Turkey has been a key transit point for irregular migrants aiming to cross into Europe to start new lives, especially those fleeing war and persecution. To reduce the number of illegal migrants on the dangerous Aegean Sea route and to find a solution to the influx of refugees heading to the union, Turkey and the EU signed an agreement in March 2016. The deal stipulates that Greece is to send illegal migrants held on its Aegean islands back to Turkey. In return, Turkey is to send Syrian migrants with documents to various EU countries.
According to the deal, Turkey was also promised a total of 6 billion euros in financial aid, which was initially planned to be given to the country in two installments to be used by the Turkish government to finance projects for Syrian refugees. Visa freedom for Turkish citizens traveling to the EU was also promised under the agreement.
The deal also pledged an update of the customs union Turkey enjoys with the EU. In return, Turkey took the responsibility of discouraging irregular migration through the Aegean Sea by taking stricter measures against human traffickers and agreed to maintain suitable conditions for accommodating more than 3.5 million Syrians living in Turkey.
Despite significant developments in the control of migration traffic, the EU has not delivered on its commitments. Similarly, although the first installment of the funding pledged has been provided to Turkey, the EU has yet to fulfill other articles, including visa-free travel for Turkish citizens and an update of the customs union.
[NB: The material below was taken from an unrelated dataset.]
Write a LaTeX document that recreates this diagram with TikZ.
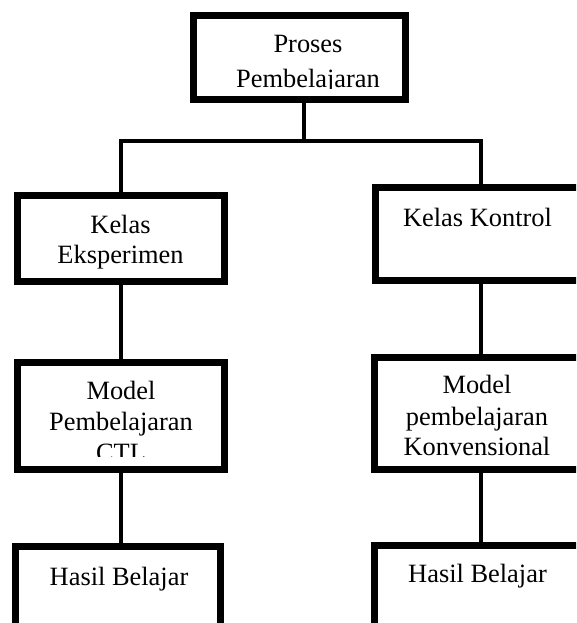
\documentclass[tikz,border=0pt]{standalone}
\usepackage{fontspec}
\setmainfont{Liberation Serif}
\usetikzlibrary{calc}
\tikzset{
	kotak/.style={draw, rectangle, line width=6.8pt, inner sep=0pt},
	garis/.style={line width=3.2pt},
	teks/.style={anchor=base, inner sep=0pt, font=\fontsize{26.4}{31}\selectfont},
}

\begin{document}
\begin{tikzpicture}[x=1pt, y=-1pt]
		%%%%% START %%%%%
		\clip (0, 0) rectangle (576, 623);
		\fill[white] (0, 0) rectangle (576, 623);
		
		% kotak
		\node[kotak, minimum width=212.2pt, minimum height=84.2pt] (proses) at (299.5, 57.5) {};
		\node[kotak, minimum width=207.2pt, minimum height=86.2pt] (eksperimen) at (121, 238.5) {};
		\node[kotak, minimum width=211.2pt, minimum height=93.2pt] (kontrol) at (481, 234) {};
		\node[kotak, minimum width=207.2pt, minimum height=107.2pt] (ctl) at (121, 416) {};
		\node[kotak, minimum width=213.2pt, minimum height=112.2pt] (konvensional) at (481, 413.5) {};
		\node[kotak, minimum width=205.2pt, minimum height=90.2pt] (hasilA) at (118, 591.5) {};
		\node[kotak, minimum width=213.2pt, minimum height=91.2pt] (hasilB) at (481, 591) {};
		
		% garis penghubung
		\coordinate (cabang) at (304, 141);
		\draw[garis] (cabang |- proses.south) -- (cabang);
		\draw[garis] (eksperimen.north) |- (cabang) -| (kontrol.north);
		\draw[garis] (eksperimen.south) -- (ctl.north);
		\draw[garis] (ctl.south) -- (ctl.south |- hasilA.north);
		\draw[garis] (kontrol.south) -- (konvensional.north);
		\draw[garis] (konvensional.south) -- (hasilB.north);
		
		% teks
		\node[teks] (prosesA) at (308, 53) {Proses};
		\begin{scope}
			\clip (200, 60) rectangle (405, 89);
			\node[teks] (prosesB) at (308, 88) {Pembelajaran};
		\end{scope}
		
		\node[teks] (eksperimenA) at (120.5, 233) {Kelas};
		\node[teks] (eksperimenB) at (120.5, 263) {Eksperimen};
		
		\node[teks] (kontrolA) at (477.5, 226) {Kelas Kontrol};
		
		\node[teks] (ctlA) at (121, 399) {Model};
		\node[teks] (ctlB) at (121, 430) {Pembelajaran};
		\begin{scope}
			\clip (20, 436) rectangle (222, 456.7);
			\node[teks] (ctlC) at (121, 461) {CTL};
		\end{scope}
		
		\node[teks] (konvensionalA) at (477, 393) {Model};
		\node[teks] (konvensionalB) at (477, 425) {pembelajaran};
		\node[teks] (konvensionalC) at (477, 455) {Konvensional};
		
		\node[teks] (hasilAteks) at (119, 585) {Hasil Belajar};
		\node[teks] (hasilBteks) at (477.5, 582) {Hasil Belajar};
		
		%%%%% END %%%%%
\end{tikzpicture}
\end{document}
Turkey hosts the largest number of refugees and spends the most on humanitarian aid per capita in the world. According to Interior Ministry figures, the number of refugees was 4.2 million in 2017 and has now reached 4.9 million. While 3.7 million Syrians are living in Turkey, more than 415,000 Syrian children have been born in Turkey since the start of the civil war in 2011. Furthermore, Ankara has spent $40 billion on the refugees so far, according to official figures.
Few in the German government want to see a repeat of the migrant crisis of 2015, when Germany had to open its doors to over 1 million people, most of whom were seeking refuge from the Syrian conflict.
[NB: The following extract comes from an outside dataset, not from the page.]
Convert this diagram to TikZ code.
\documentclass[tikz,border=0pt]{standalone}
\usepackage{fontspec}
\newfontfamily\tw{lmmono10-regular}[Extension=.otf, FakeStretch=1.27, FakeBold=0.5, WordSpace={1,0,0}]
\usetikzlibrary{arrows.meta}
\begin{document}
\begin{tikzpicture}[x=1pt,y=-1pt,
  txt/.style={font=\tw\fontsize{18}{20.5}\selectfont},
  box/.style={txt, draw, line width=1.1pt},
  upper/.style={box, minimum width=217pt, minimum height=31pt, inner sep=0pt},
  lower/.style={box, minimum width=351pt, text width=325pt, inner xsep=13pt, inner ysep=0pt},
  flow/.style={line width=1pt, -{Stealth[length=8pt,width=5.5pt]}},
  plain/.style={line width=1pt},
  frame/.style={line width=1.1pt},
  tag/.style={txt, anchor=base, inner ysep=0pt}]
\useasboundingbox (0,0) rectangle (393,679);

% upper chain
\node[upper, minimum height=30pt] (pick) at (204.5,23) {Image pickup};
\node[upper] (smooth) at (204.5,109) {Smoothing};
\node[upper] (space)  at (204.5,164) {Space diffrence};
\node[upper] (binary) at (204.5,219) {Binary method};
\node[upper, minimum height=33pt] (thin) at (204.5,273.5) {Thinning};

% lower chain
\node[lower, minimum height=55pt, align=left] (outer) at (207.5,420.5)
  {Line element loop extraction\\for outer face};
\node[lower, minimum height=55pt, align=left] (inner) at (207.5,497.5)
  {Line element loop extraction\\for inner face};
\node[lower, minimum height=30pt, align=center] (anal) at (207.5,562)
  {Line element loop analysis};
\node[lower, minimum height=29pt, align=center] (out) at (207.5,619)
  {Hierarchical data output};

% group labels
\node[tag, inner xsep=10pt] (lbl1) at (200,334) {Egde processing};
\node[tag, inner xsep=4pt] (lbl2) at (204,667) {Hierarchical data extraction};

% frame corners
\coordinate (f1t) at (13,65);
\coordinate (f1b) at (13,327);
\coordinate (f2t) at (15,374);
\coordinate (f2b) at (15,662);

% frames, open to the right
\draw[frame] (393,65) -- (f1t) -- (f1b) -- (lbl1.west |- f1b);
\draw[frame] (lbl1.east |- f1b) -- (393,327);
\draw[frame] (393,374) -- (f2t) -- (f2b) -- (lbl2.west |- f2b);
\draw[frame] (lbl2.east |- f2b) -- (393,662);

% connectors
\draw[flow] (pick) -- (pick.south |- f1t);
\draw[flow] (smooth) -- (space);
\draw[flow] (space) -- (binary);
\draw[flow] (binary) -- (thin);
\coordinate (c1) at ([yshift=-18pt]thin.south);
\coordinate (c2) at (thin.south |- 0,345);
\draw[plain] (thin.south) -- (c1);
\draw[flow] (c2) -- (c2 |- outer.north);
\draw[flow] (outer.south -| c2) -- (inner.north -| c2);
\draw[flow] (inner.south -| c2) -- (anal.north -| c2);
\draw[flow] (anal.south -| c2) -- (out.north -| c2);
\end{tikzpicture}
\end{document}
The migration wave, the largest Europe had seen since World War II, transformed Germany and Europe's politics, spurring far-right, anti-immigration politicians into legislatures across the continent and fueling Britain's vote to leave the EU.
Migrant numbers have started to pick up again recently as Damascus and Moscow move to retake Idlib, the last significant opposition-held enclave in Syria, where up to 3 million people live.
"If the violence toward the people of Idlib does not stop, this number will increase even more. In that case, Turkey will not carry such a migrant burden on its own," Erdoğan said.
The president has previously warned to "open the gates" for migrants to Europe unless Turkey received more support in hosting the refugees.
Turkey has frequently warned the international community of the imminence of a humanitarian disaster and fresh wave of refugees unless actions are taken and the Syrian regime is restrained. Yet, no worthwhile actions have taken place, as airstrikes and artillery shelling continue to target thousands of civilians.
Ankara has also proposed the establishment of a safe zone in northern Syria cleared from all terrorist elements to allow for the resettlement of Syrians who have fled to Turkey from war-torn areas. Turkey’s safe zone plan aims to host millions of Syrians in a safe and stable environment.